How long for carbon steel pan seasoning to "settle in"?
- RealMenJulienne Dec 3, 2012 11:49 AM
I'm having trouble retaining seasoning on my 2-month-old Debuyer mineral fry pan. My procedure is to coat with a thin layer of pork fat, bake upside down at 550 degrees for 20 minutes, then repeat 3-4 times until I have a hard, glossy black coating. The problem is that this seasoning wears very quickly after that, even with low-impact cooking like frying eggs or simmering water – nothing acidic. After 2-3 uses it is flaking off in patches and I need to reseason again. I always clean with salt and a paper towel, never soap or scouring pad. Am I seasoning incorrectly or do I just have to gradually break it in over time?
<bake upside down at 550 degrees for 20 minutes>
I have read this a few times recently, and I don't know where this "20 minutes" comes from. Evidently, there must be a new movement of short time seasoning which I am not aware of. Here is my take. 20 minute is way too short for ovening seasoning. It is plenty for stoveotp seasoning because stovetop heats up a pan very quickly, but it is too short for oven seasoning.
< The problem is that this seasoning wears very quickly after that>
I don't think the seasoning was really formed in the short duration.
<After 2-3 uses it is flaking off in patches and I need to reseason again>
The flaking suggest two things. First, the very bottom layer of the seasoning was never settled. Twice, the total layer thickness of the seasoning is too thick.
< he/she heats for a total of 1.5 to 2 hours>
It does not matter if each layer was not properly seasoned. It isn't so much about the absolutely time, but the seasoning temperature and time and being properly done. You can do a proper stovetop seasoning for 20 minutes, and it will better than a incomplete seasoning in oven for 2 hours.
Do you have any suggestion for the orignal poster?
<So, the solution is to season for a longer time during each stage. How about 40 minutes per layer, with 4 layers total?>
Based on what you described, it seems the pan wasn't heated up long enough. When you stick a room temperature pan in a 550 degree oven, the pan and the oil does not instantly become 550, it takes awhile. It is very possible that 20 minute just wasn't enough to heat up the pan.
40 minutes sound good to me.
Now, how do you plan to remove the current seasoning layer before you start to reseason again?
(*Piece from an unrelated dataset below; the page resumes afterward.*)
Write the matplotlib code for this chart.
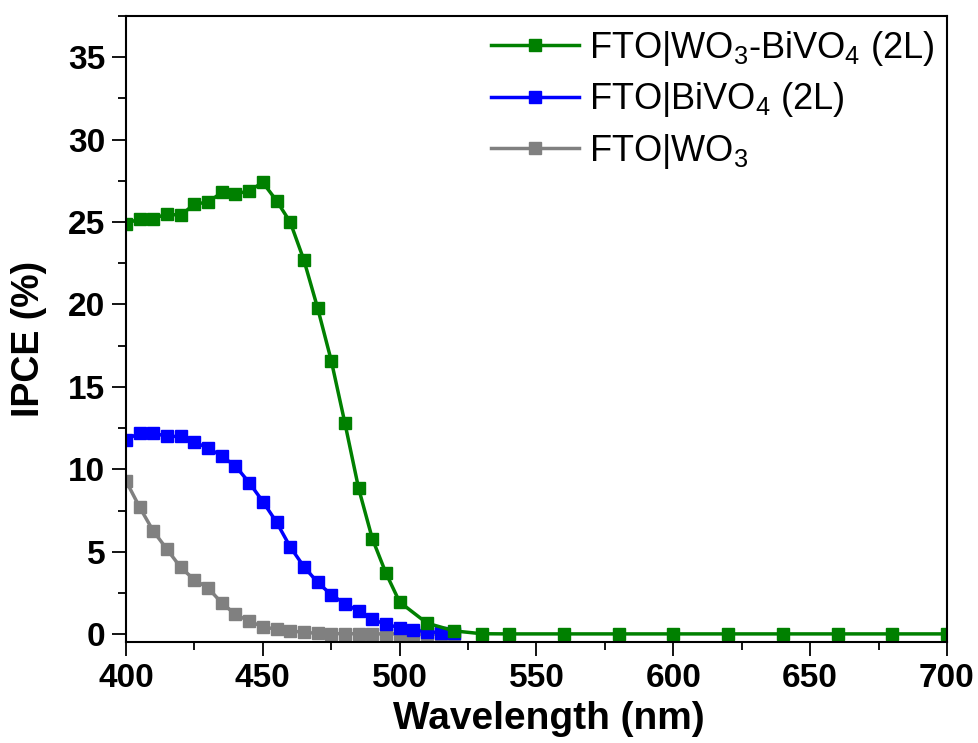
import matplotlib
matplotlib.use("Agg")
import matplotlib.pyplot as plt
from matplotlib.ticker import MultipleLocator

plt.rcParams["font.family"] = ["Liberation Sans", "DejaVu Sans"]
plt.rcParams["mathtext.default"] = "regular"

# wavelengths (nm)
wl_fine = [400, 405, 410, 415, 420, 425, 430, 435, 440, 445, 450, 455, 460,
           465, 470, 475, 480, 485, 490, 495, 500, 505, 510, 515, 520]
wl_green = [400, 405, 410, 415, 420, 425, 430, 435, 440, 445, 450, 455, 460,
            465, 470, 475, 480, 485, 490, 495, 500, 510, 520, 530, 540, 560,
            580, 600, 620, 640, 660, 680, 700]

# IPCE (%)
ipce_wo3_bivo4 = [24.9, 25.2, 25.2, 25.5, 25.4, 26.1, 26.2, 26.8, 26.7, 26.9,
                  27.4, 26.3, 25.0, 22.7, 19.8, 16.6, 12.8, 8.85, 5.8, 3.7,
                  1.95, 0.67, 0.2, 0.03, 0.02, 0.02, 0.02, 0.02, 0.02, 0.02,
                  0.02, 0.02, 0.02]
ipce_bivo4 = [11.8, 12.2, 12.2, 12.0, 12.0, 11.65, 11.3, 10.8, 10.2, 9.2,
              8.05, 6.8, 5.3, 4.1, 3.15, 2.4, 1.85, 1.4, 0.9, 0.6, 0.4, 0.25,
              0.15, 0.1, 0.05]
ipce_wo3 = [9.3, 7.7, 6.25, 5.15, 4.05, 3.3, 2.8, 1.9, 1.2, 0.8, 0.45, 0.3,
            0.2, 0.12, 0.05, 0.04, 0.03, 0.03, 0.02, 0.02, 0.02, 0.01, 0.01,
            0.01, 0.01]

labels = ["FTO|WO$_3$-BiVO$_4$ (2L)", "FTO|BiVO$_4$ (2L)", "FTO|WO$_3$"]
colors = ["#008000", "#0000ff", "#808080"]

fig = plt.figure(figsize=(9.79, 7.43), dpi=100)
ax = fig.add_axes([0.1287, 0.1353, 0.8386, 0.8432])

style = dict(marker="s", markersize=9, linewidth=2.5)
h3, = ax.plot(wl_fine, ipce_wo3, color=colors[2], mec=colors[2], label=labels[2], **style)
h2, = ax.plot(wl_fine, ipce_bivo4, color=colors[1], mec=colors[1], label=labels[1], **style)
h1, = ax.plot(wl_green, ipce_wo3_bivo4, color=colors[0], mec=colors[0], label=labels[0], **style)

ax.set_xlim(400, 700)
ax.set_ylim(-0.5, 37.5)
ax.xaxis.set_major_locator(MultipleLocator(50))
ax.xaxis.set_minor_locator(MultipleLocator(25))
ax.yaxis.set_major_locator(MultipleLocator(5))
ax.yaxis.set_minor_locator(MultipleLocator(2.5))

ax.tick_params(which="major", direction="out", length=10, width=1.3,
               labelsize=24, top=False, right=False, pad=5)
ax.tick_params(which="minor", direction="out", length=5.5, width=1.3,
               top=False, right=False)
for lab in ax.get_xticklabels() + ax.get_yticklabels():
    lab.set_fontweight("bold")
for sp in ax.spines.values():
    sp.set_linewidth(1.5)

ax.set_xlabel("Wavelength (nm)", fontsize=28, fontweight="bold")
ax.set_ylabel("IPCE (%)", fontsize=27, fontweight="bold")
ax.xaxis.set_label_coords(0.515, -0.094)
ax.yaxis.set_label_coords(-0.096, 0.485)

ax.legend(handles=[h1, h2, h3], loc="upper right", bbox_to_anchor=(1, 1),
          frameon=False, fontsize=26, numpoints=1, handlelength=2.45,
          handletextpad=0.28, labelspacing=0.35, borderaxespad=0.3,
          borderpad=0.05)

fig.savefig("out.png", dpi=100)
Quick update to this thread:
I've finally managed to build up a tough, glossy black seasoning on my pan. Over high heat on the stovetop, I used tongs and a wadded paper towel to smear a thin layer of pork fat into the hot pan. Cooked until it stops smoking completely - about 20 minutes - and then repeat 3 or 4 more times. After then deep-frying some onions the seasoning really settled in to the even black, glass-smooth finish. Thanks all for the tips.
<Over high heat on the stovetop>
<I used tongs and a wadded paper towel to smear a thin layer of pork fat into the hot pan>
I like this method very much and use it for my cookware. I generally do not like to recommend this to others due to safety. Some of my recommendaitons here are the "dumbed" down version because I worry about people getting hurt. The paper towel can always burst into flame. I personally know what to do if it happens, but I just do not feel like putting others in this situation. Glad it all work out. Since you have done this once, then I will say in the future, use this technique over others. I really like this method.